Pour Wittig, l’homosexualité est une politique de résistance. C’est pour cela qu’elle conclut La Pensée straight par la phrase frappante : “Les lesbiennes ne sont pas des femmes”.
La classe des femmes est déterminée par leur rapport à la classe des hommes ; ce sont les rapports de domination qui établissent les classes. En effet, elle écrit : “ce qui fait une femme c’est une relation sociale particulière à un homme, […] relation à laquelle les lesbiennes échappent en refusant de devenir ou de rester hétérosexuelles”. S’il y a des femmes et des hommes, c’est parce qu’il y a hétérosexualité. S’il n’y a pas hétérosexualité, ces classes ne peuvent alors pas s’exercer. Par essence, le régime hétérosexuel assigne des rôles aux individus : celles et ceux qui ne s’y conforment pas ne sont “pas des femmes”. Les lesbiennes ne sont pas des femmes parce qu’elles ne peuvent adhérer au contrat social hétérosexuel et ne remplissent pas les exigences du régime hétérosexuel normatif hégémonique, qui assigne “la femme” à l’hétérosexualité et à la reproduction.
En remettant en question la prétendue naturalité de catégories de sexe élaborées pour servir un système politique, un nouvel horizon de résistance et d’autonomie s’ouvre contre cet ordre politique hégémonique et ses normes.

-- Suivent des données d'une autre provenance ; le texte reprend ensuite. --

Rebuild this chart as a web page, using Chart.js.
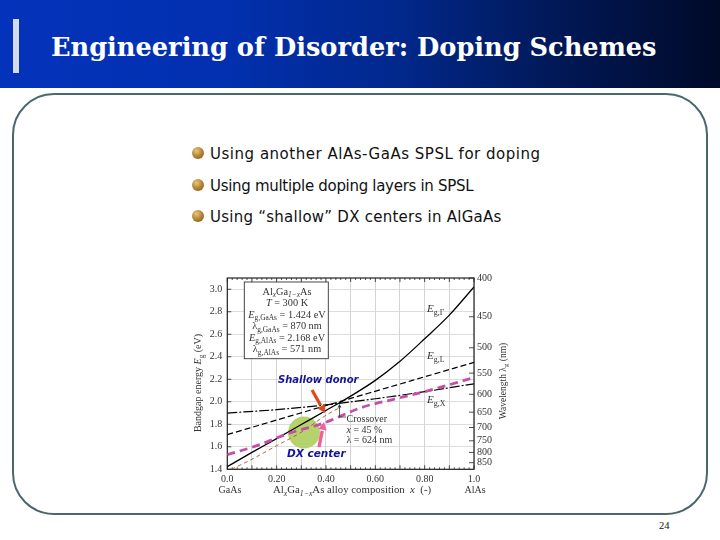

Alors, en partant du postulat qu’être queer, c’est mettre un frein à l’exercice du régime hétérosexuel, remettre en cause les catégories de sexe, exister au-delà d’une hégémonie hétérosexuelle, est-ce qu’être queer dans la maison et refuser l’hétéro-patriarcat, c’est contribuer à transformer radicalement le système? Ou plutôt créer un tout nouveau système à soi? S’extraire du système hétéro-capitaliste? Le mener à sa perte? La maison, peut-elle être un moyen actif de se soustraire de l’hétéro-patriarcat? C’est ici même que je perçois un grand intérêt pour le sujet de la maison queer, sujet qui, à ma connaissance, n’a pas encore été traité très largement en France.
Pourtant, j’ai l’impression que nous avons toutes les cartes en main pour chercher des pistes de réponses à ces problématiques toutefois essentielles.

Il serait alors nécessaire de tenter de définir la «maison queer». Que représente-t-elle? Que signifie-t-elle?
En 1967, lors d’une conférence intitulée “Des espaces autres”, le philosophe Michel Foucault forge le terme d’ “hétérotopie” pour définir un lieu à part au sein d’une société, régi par des règles, des fonctionnements et des temporalités qui lui sont propres. Cabines d’enfants, asiles psychiatriques, prisons, cimetières, musées, théâtres, cinémas, villages de vacances, lieux de culte… Pour lui, ce sont les localisations physiques de l’utopie : des espaces concrets qui abritent l’imaginaire, la liberté ou la mise à l’écart. L’hétérotopie révèle d’autres manières de vivre ensemble et de penser le monde : ce sont des espaces clos et autonomes, des sphères intimes où les corps sont contraints ou libérés, des lieux de dépendances ou des lieux de contestations sociales et politiques. Pourrait-on alors définir la maison queer comme une hétérotopie?

Que signifie la maison pour les personnes queer? Est-il possible de “rendre queer” l’espace domestique? Quelles pratiques ou objets du quotidien permettent de queeriser cet espace? La maison peut-elle être un refuge, un territoire de revendication ou un espace de subversion? Peut-elle être un espace de communauté? Un endroit où faire famille en dehors du schéma hétéro-patriarcal? La maison, peut-elle devenir une interface, un portail, un espace de connexion? Peut-elle être prendre d’autres formes?
Ce sont dans ces questions que je trouve tout l’intérêt de ce sujet. J’estime qu’il y a dans la maison quelque chose d’immédiat, de viscéral, de nécessaire et c’est de cela que ce projet de recherche est né. Cette recherche provient non seulement d’une envie irrépressible de tenter de répondre à ces questions, mais aussi de créer une forme d’archive sur les espaces domestiques queer en France aujourd’hui.


  1. Monique Wittig, La Pensée Straight, États-Unis, Beacon Press, 1992. 
  2. Silvia Federici, « Un salaire pour le travail ménager » dans, Point zéro : propagation de la révolution, Salaire ménager, reproduction sociale, combat féministe, Editions iXe, 2016p 28-30. Texte initialement publié sous forme de brochure en 1975 « Wages against housework » (Bristol, Falling Wall Press et Power of Woman Collective).